Vermillion Energy eyeing acquisitions everywhere

Vermilion Energy is looking to go shopping for acquisitions to grow its globe-spanning portfolio, but bargains aren't cropping up just yet

August 13, 2015  by Lauren Krugel, The Canadian Press

CALGARY—Vermilion Energy is looking to go shopping for acquisitions to grow its globe-spanning portfolio, but bargains aren’t cropping up just yet.

Right now there’s a disconnect between what sellers and buyers consider a fair price but that gap is expected to narrow in the coming months, CEO Lorenzo Donadeo said in an interview.

“We’ve looked at a number of opportunities, but just couldn’t get comfortable with the asking price. But our thoughts are, if prices continue to muddle at these levels, you’ll see more opportunities later this year, early part of next year,” he said.

Though much of Vermilion’s focus has been on Europe recently, Donadeo said he sees buying opportunities in North America.


“We think there’s some distressed companies with high leverage on their balance sheet so we think as time goes by here, over the next six to 12 months, there will be increasing pressure for some of these companies to sell assets.”

Next year, about a third of Vermilion’s production is projected to come from Europe where natural gas prices are about three times higher than in North America _ US$8 to US$9 per thousand cubic feet versus less than US$3 in the United States.

Vermilion is active in Germany, France and the Netherlands. After some regulatory delays, its Corrib natural gas field in Ireland now is expected to start up this fall. It recently acquired more than 930,000 hectares of land in Croatia.

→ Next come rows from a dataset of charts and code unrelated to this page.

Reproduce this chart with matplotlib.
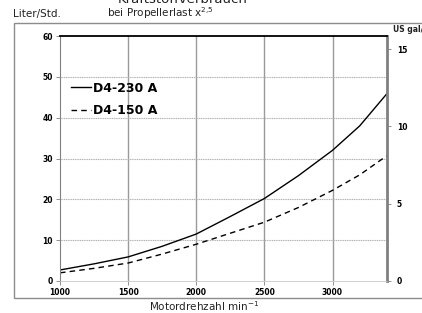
import numpy as np
import matplotlib
matplotlib.use('Agg')
import matplotlib.pyplot as plt
from matplotlib.patches import Rectangle

# Drehzahl (min-1) and Verbrauch (Liter/Std.)
rpm = [1000, 1250, 1500, 1750, 2000, 2250, 2500, 2750, 3000, 3200, 3400]
d4_230 = [2.7, 4.2, 5.9, 8.5, 11.5, 15.8, 20.2, 25.8, 32.0, 38.0, 45.9]
d4_150 = [2.0, 3.1, 4.4, 6.6, 9.0, 11.7, 14.4, 18.0, 22.2, 26.0, 30.7]

x_ticks = [1000, 1500, 2000, 2500, 3000]
l_ticks = [0, 10, 20, 30, 40, 50, 60]
gal_ticks = [0, 5, 10, 15]
L_PER_GAL = 3.785

fig = plt.figure(figsize=(4.22, 3.13), dpi=100)
ax = fig.add_axes([60 / 422, 32 / 313, 327 / 422, 245 / 313])

ax.plot(rpm, d4_230, color='black', lw=1.0, label='D4-230 A')
ax.plot(rpm, d4_150, color='black', lw=1.0, ls=(0, (4, 3)), label='D4-150 A')

ax.set_xlim(1000, 3400)
ax.set_ylim(0, 60)
ax.set_xticks(x_ticks)
ax.set_yticks(l_ticks)
ax.tick_params(labelsize=5.5, length=3, width=0.6, color='#808080', pad=2)
for t in ax.get_xticklabels() + ax.get_yticklabels():
    t.set_fontweight('bold')

for x in x_ticks[1:]:
    ax.axvline(x, color='#9a9a9a', lw=1.0, zorder=0)
for y in l_ticks[1:-1]:
    ax.axhline(y, color='#b0b0b0', lw=0.8, ls=(0, (1, 0.6)), zorder=0)

ax.spines['top'].set_color('black')
ax.spines['top'].set_linewidth(1.3)
ax.spines['left'].set_color('#808080')
ax.spines['left'].set_linewidth(0.8)
ax.spines['bottom'].set_color('#c8c8c8')
ax.spines['bottom'].set_linewidth(0.6)
ax.spines['right'].set_color('#808080')
ax.spines['right'].set_linewidth(2.0)

ax2 = ax.twinx()
ax2.set_ylim(0, 60 / L_PER_GAL)
ax2.set_yticks(gal_ticks)
ax2.tick_params(labelsize=5.5, length=3, width=0.6, color='#808080', pad=4)
for t in ax2.get_yticklabels():
    t.set_fontweight('bold')
for s in ax2.spines.values():
    s.set_visible(False)

leg = ax.legend(loc='upper left', bbox_to_anchor=(0.0, 0.86), frameon=False,
                prop={'weight': 'bold', 'size': 9}, handlelength=1.6,
                handletextpad=0.15, labelspacing=0.75)

# outer frame
fig.patches.append(Rectangle((14 / 422, 15 / 313), 1.0, 275 / 313,
                             transform=fig.transFigure, fill=False,
                             edgecolor='#8c8c8c', lw=1.0))

fig.text(183 / 422, 1 - 3 / 313, 'Kraftstoffverbrauch', ha='center',
         va='baseline', fontsize=9.5, color='#222222')
fig.text(160 / 422, 1 - 13.5 / 313, 'bei Propellerlast x$^{2{,}5}$',
         ha='center', va='center', fontsize=7.5, color='#222222')
fig.text(13 / 422, 1 - 13.5 / 313, 'Liter/Std.', ha='left', va='center',
         fontsize=7.5, color='#222222')
fig.text(393 / 422, 1 - 30 / 313, 'US gal/', ha='left', va='center',
         fontsize=5.5, fontweight='bold', color='#222222')
fig.text(204 / 422, 1 - 306 / 313, 'Motordrehzahl min$^{\\mathregular{-1}}$',
         ha='center', va='center', fontsize=7.5, color='#222222')

fig.savefig('out.png', dpi=100)
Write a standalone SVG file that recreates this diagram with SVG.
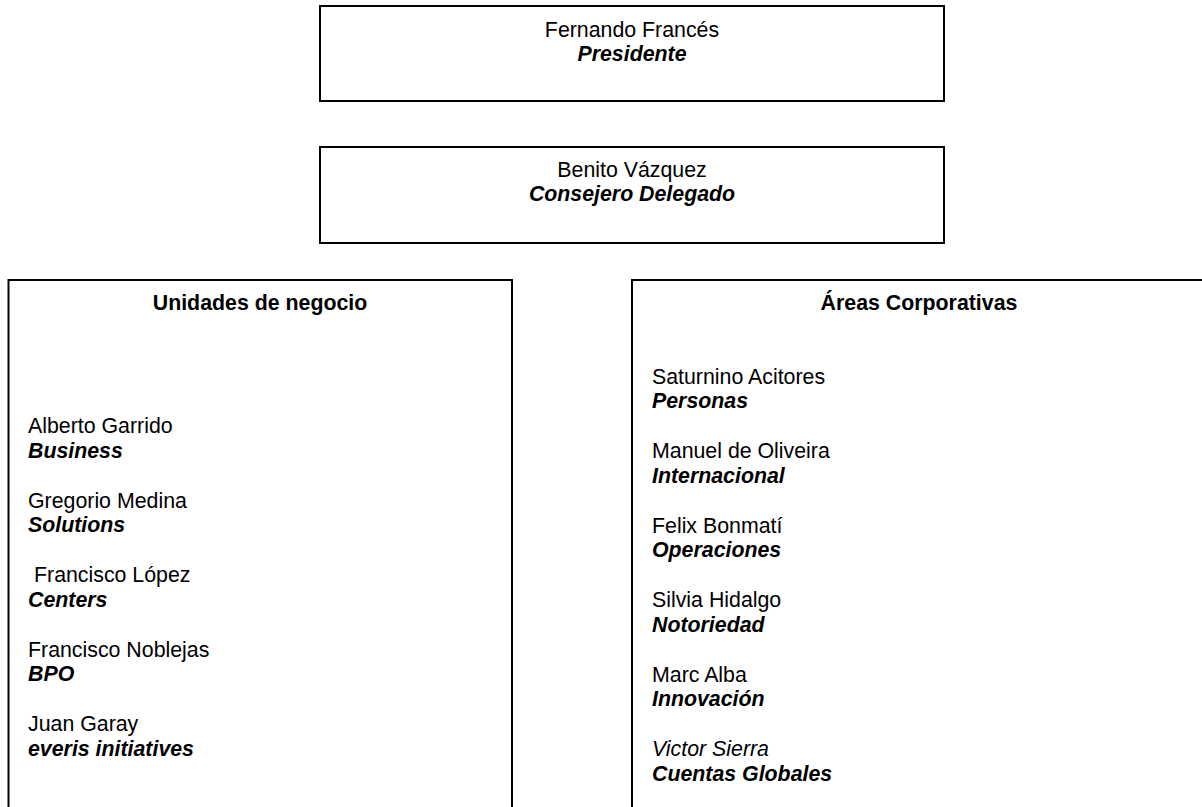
<svg xmlns="http://www.w3.org/2000/svg" width="1202" height="807" viewBox="0 0 1202 807">
<style>
.box{fill:#fff;stroke:#000;stroke-width:2}
text{font-family:"Liberation Sans",Arial,sans-serif;font-size:21.33px;fill:#000}
.c{text-anchor:middle}
.r{font-weight:bold;font-style:italic}
.h{font-weight:bold}
.i{font-style:italic}
</style>
<rect width="1202" height="807" fill="#fff"/>
<g id="connectors"></g>
<g id="presidente">
<rect class="box" x="320" y="6" width="624" height="95"/>
<text class="c" x="632" y="37">Fernando Francés</text>
<text class="c r" x="632" y="61">Presidente</text>
</g>
<g id="consejero">
<rect class="box" x="320" y="147" width="624" height="96"/>
<text class="c" x="632" y="177">Benito Vázquez</text>
<text class="c r" x="632" y="201">Consejero Delegado</text>
</g>
<g id="unidades">
<rect class="box" x="8.5" y="280" width="503.5" height="560"/>
<text class="c h" x="260" y="310">Unidades de negocio</text>
<text x="28" y="433">Alberto Garrido</text>
<text class="r" x="28" y="457.5">Business</text>
<text x="28" y="507.5">Gregorio Medina</text>
<text class="r" x="28" y="532">Solutions</text>
<text x="34" y="582">Francisco López</text>
<text class="r" x="28" y="606.5">Centers</text>
<text x="28" y="656.5">Francisco Noblejas</text>
<text class="r" x="28" y="681">BPO</text>
<text x="28" y="731">Juan Garay</text>
<text class="r" x="28" y="755.5">everis initiatives</text>
</g>
<g id="areas">
<rect class="box" x="632" y="280" width="600" height="560"/>
<text class="c h" x="919" y="310">Áreas Corporativas</text>
<text x="652" y="383.5">Saturnino Acitores</text>
<text class="r" x="652" y="408">Personas</text>
<text x="652" y="458">Manuel de Oliveira</text>
<text class="r" x="652" y="482.5">Internacional</text>
<text x="652" y="532.5">Felix Bonmatí</text>
<text class="r" x="652" y="557">Operaciones</text>
<text x="652" y="607">Silvia Hidalgo</text>
<text class="r" x="652" y="631.5">Notoriedad</text>
<text x="652" y="681.5">Marc Alba</text>
<text class="r" x="652" y="706">Innovación</text>
<text class="i" x="652" y="756">Victor Sierra</text>
<text class="r" x="652" y="780.5">Cuentas Globales</text>
</g>
</svg>
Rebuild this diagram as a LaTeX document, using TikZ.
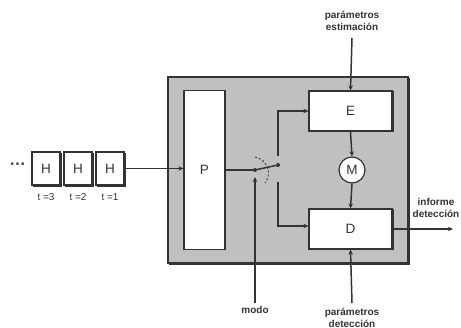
\documentclass[tikz,border=0pt]{standalone}
\usepackage{fontspec}
\setmainfont{Liberation Sans}
\usetikzlibrary{arrows.meta}
\definecolor{ln}{HTML}{333333}
\definecolor{panel}{HTML}{C0C0C0}
\tikzset{
  box/.style={draw=ln,line width=1.2pt,fill=white,inner sep=0pt,font=\fontsize{13.5}{13.5}\selectfont,text=ln},
  wire/.style={draw=ln,line width=1.5pt},
  arr/.style={wire,-{Stealth[length=5pt,width=4.5pt]}},
  lbl/.style={font=\bfseries\fontsize{10}{11.5}\selectfont,text=ln,align=center,inner sep=0pt},
  tlbl/.style={font=\fontsize{10}{10}\selectfont,text=ln,inner sep=0pt},
  dot/.style={circle,fill=ln,inner sep=0pt,minimum size=4pt},
}
\begin{document}
\begin{tikzpicture}[x=1pt,y=-1pt]
\useasboundingbox (0,0) rectangle (461,328);
% panel with shadow
\draw[ln,line width=1.2pt,fill=ln] (169.5,78.5) rectangle (409.5,264.5);
\node[draw=ln,line width=1.2pt,fill=panel,minimum width=240pt,minimum height=186pt,inner sep=0pt] (panel) at (288,170) {};
% boxes
\draw[ln,line width=1.2pt] (309.5,91.5) rectangle (393.5,131.5);
\draw[ln,line width=1.2pt] (309.5,209.5) rectangle (393.5,249.5);
\node[box,minimum width=41pt,minimum height=159pt] (P) at (204.5,170) {P};
\node[box,minimum width=83pt,minimum height=40pt] (E) at (350.5,111) {E};
\node[box,minimum width=83pt,minimum height=40pt] (D) at (350.5,229) {D};
\node[box,circle,minimum size=26pt] (M) at (352,170) {M};
% H boxes
\foreach \n/\x/\t in {H1/46/3,H2/78/2,H3/110/1}{
  \draw[ln,line width=1.2pt] (\x-12.5,153.5) rectangle (\x+15.5,186.5);
  \node[box,minimum width=28pt,minimum height=33pt] (\n) at (\x,168.5) {H};
  \node[tlbl] (t\t) at (\x,197) {t =\t};
}
\node[font=\bfseries\fontsize{16}{16}\selectfont,text=ln,inner sep=0pt] (dots) at (18,166) {···};
% switch
\node[dot] (piv) at (255,170) {};
\node[dot] (bl) at (278,165) {};
\coordinate (ub) at (278,156);
\coordinate (lb) at (278,182);
\draw[arr] (H3.east) -- (H3.east -| P.west);
\draw[wire] (P.east |- piv) -- (piv);
\draw[wire] (piv) -- (bl);
\draw[ln,line width=0.9pt,dash pattern=on 2pt off 2pt] (255,157) .. controls (268,160) and (272,174) .. (265,183);
\draw[arr] (ub) |- (E.west);
\draw[arr] (lb) |- ([yshift=3pt]D.west);
\draw[arr] (E.south) -- (M.north);
\draw[arr] (M.south) -- (D.north);
% external inputs
\coordinate (pe) at (352,38);
\coordinate (pd) at (352,303);
\coordinate (mo) at (255,303);
\coordinate (out) at (453,229);
\draw[arr] (pe) -- (E.north);
\draw[arr] (pd) -- (D.south);
\draw[arr] (mo) -- ([yshift=-7pt]piv.center);
\draw[arr] (D.east) -- (out);
\node[lbl] (lpe) at (352,21) {parámetros\\estimación};
\node[lbl] (lmo) at (255,310) {modo};
\node[lbl] (lpd) at (352,318) {parámetros\\detección};
\node[lbl] (lout) at (436,208) {informe\\detección};
\end{tikzpicture}
\end{document}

“What we’re trying to do is really position ourselves well for being a dominant intermediate onshore gas producer in Europe and Croatia fits in really nice with what strategy,” said Donadeo.

In February, Vermilion cut its 2015 exploration and development capital program to $415 million from $525 million in response to low oil prices. This week, it announced a $70 increase to $485 million, mostly to drill two wells in Australia.

Donadeo said it made economic sense to drill those wells because it would have had to pay rig penalties if the program were scrapped. As well, contractors are sharpening their pencils and drilling costs are coming down.

“It drove some strong economics, even in the current price environment. So we felt that we would go ahead and proceed with them.”